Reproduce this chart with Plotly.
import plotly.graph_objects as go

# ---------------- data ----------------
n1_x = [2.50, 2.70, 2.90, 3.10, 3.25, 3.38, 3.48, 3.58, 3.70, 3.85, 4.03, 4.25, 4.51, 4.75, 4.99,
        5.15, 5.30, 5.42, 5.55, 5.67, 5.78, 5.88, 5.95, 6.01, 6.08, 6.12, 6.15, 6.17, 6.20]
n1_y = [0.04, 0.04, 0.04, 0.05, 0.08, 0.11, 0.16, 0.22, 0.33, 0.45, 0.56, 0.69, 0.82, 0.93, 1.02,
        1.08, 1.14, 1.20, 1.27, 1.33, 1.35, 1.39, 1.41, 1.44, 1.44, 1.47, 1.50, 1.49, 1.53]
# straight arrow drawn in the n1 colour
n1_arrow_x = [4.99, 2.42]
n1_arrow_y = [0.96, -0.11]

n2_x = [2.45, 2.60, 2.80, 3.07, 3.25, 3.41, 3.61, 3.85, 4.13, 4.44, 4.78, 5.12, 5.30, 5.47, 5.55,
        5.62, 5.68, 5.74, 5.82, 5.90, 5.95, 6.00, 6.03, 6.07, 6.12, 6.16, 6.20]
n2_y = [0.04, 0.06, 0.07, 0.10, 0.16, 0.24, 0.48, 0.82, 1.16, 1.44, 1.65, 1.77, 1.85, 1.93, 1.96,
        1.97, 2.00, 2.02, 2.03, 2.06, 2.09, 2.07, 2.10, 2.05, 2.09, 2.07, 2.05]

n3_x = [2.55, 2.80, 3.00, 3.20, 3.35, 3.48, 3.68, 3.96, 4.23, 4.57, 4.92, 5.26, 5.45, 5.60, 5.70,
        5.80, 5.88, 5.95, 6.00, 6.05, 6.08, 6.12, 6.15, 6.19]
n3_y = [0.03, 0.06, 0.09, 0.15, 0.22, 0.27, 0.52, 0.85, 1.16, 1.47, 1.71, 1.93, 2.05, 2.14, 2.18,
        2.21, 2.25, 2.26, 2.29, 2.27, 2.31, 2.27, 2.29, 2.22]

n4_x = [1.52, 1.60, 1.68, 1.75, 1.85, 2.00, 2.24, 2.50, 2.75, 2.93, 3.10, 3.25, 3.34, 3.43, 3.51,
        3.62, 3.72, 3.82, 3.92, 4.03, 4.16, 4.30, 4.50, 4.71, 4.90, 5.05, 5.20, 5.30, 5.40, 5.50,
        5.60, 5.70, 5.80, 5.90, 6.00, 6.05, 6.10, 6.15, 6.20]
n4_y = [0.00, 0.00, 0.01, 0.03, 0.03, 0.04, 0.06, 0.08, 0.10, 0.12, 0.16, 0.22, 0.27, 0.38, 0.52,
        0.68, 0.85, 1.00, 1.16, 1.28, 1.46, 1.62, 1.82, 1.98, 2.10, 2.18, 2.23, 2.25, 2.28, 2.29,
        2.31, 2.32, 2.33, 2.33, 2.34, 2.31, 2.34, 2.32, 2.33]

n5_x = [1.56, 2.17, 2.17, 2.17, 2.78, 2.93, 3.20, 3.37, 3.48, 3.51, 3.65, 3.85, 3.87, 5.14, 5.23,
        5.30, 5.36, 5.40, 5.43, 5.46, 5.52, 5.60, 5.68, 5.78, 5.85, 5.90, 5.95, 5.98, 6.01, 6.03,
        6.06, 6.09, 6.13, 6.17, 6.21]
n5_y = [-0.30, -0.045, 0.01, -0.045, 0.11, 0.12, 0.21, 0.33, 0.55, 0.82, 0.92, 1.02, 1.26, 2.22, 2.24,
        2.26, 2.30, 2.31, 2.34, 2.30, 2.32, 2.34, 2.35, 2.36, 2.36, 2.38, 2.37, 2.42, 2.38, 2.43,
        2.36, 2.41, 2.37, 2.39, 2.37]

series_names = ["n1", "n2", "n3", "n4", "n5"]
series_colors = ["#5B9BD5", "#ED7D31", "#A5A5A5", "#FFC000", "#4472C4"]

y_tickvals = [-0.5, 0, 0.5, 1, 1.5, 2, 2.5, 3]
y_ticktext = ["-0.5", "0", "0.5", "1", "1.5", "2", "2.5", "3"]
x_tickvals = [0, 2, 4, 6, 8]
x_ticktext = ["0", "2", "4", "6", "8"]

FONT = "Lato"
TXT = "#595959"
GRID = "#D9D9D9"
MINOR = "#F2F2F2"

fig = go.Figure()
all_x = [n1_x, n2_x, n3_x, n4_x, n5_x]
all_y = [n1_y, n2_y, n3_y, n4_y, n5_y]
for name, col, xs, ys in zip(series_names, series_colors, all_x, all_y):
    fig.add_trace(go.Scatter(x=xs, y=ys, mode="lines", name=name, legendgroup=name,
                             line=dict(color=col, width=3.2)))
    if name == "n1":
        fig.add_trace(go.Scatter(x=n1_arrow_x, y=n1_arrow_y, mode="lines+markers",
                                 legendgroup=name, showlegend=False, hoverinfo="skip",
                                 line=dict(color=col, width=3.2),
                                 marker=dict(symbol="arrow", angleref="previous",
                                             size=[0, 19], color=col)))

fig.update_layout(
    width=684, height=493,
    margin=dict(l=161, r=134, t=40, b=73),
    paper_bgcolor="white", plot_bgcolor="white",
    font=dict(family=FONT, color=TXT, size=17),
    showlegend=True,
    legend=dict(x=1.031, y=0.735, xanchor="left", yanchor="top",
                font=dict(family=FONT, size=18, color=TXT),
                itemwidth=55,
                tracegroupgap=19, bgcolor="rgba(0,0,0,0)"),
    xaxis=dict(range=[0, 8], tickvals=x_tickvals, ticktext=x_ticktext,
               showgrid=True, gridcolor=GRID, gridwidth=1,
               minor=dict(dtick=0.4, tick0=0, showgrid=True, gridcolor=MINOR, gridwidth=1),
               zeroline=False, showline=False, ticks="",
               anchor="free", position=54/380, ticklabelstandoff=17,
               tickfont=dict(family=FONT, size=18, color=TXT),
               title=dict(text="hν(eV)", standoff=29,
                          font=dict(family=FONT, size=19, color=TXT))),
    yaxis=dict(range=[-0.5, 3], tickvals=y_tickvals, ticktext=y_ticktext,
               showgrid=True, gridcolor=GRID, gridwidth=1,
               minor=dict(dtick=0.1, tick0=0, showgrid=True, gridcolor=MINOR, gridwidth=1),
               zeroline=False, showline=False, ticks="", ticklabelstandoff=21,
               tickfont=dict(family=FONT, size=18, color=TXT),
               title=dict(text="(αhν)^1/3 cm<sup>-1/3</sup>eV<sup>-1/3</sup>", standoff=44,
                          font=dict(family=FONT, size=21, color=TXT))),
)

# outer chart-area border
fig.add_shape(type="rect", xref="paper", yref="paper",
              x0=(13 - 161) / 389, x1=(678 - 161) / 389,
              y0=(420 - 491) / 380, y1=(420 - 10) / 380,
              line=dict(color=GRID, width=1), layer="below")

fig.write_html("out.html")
--
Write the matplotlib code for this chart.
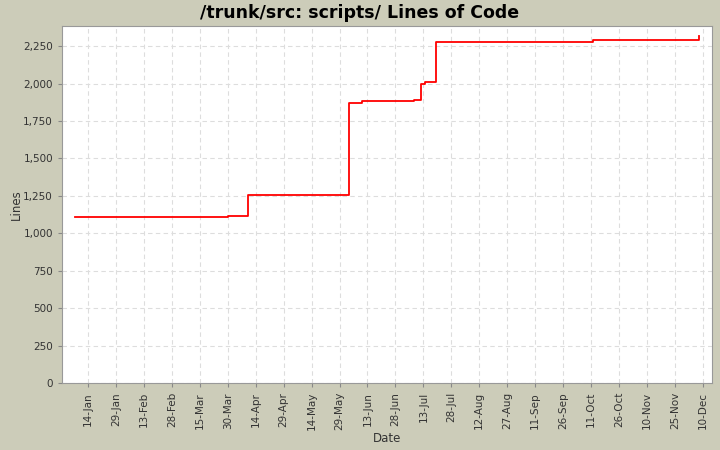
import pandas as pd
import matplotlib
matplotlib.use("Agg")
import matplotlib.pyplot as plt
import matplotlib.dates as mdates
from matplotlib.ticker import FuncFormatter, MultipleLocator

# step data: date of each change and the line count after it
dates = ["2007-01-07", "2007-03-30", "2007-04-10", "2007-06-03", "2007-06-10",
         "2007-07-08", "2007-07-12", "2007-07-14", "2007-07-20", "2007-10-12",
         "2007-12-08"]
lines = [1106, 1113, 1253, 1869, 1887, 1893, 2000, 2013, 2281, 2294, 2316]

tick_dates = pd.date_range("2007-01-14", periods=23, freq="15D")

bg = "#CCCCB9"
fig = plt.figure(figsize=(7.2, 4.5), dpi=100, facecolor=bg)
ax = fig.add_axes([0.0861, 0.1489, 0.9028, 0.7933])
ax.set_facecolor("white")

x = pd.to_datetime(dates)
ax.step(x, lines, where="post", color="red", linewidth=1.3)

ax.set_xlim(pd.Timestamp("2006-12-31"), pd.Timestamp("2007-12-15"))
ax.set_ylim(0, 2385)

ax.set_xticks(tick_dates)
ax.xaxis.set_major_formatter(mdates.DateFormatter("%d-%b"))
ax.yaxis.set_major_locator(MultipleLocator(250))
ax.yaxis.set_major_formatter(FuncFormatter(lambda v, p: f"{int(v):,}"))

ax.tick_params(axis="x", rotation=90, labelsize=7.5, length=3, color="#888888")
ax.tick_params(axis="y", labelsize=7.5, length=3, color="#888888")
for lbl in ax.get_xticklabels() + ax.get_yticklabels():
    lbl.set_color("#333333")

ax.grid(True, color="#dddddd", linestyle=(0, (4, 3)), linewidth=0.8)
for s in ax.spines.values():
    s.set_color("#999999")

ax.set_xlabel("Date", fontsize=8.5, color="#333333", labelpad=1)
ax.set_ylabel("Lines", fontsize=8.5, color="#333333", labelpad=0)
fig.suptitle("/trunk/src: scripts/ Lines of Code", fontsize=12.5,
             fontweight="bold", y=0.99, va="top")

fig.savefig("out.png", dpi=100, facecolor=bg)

| REQUIREMENTS |
Some lines of the data above may hold the word "this"; report how many do, and nothing else.

| FINAL RESULT |
2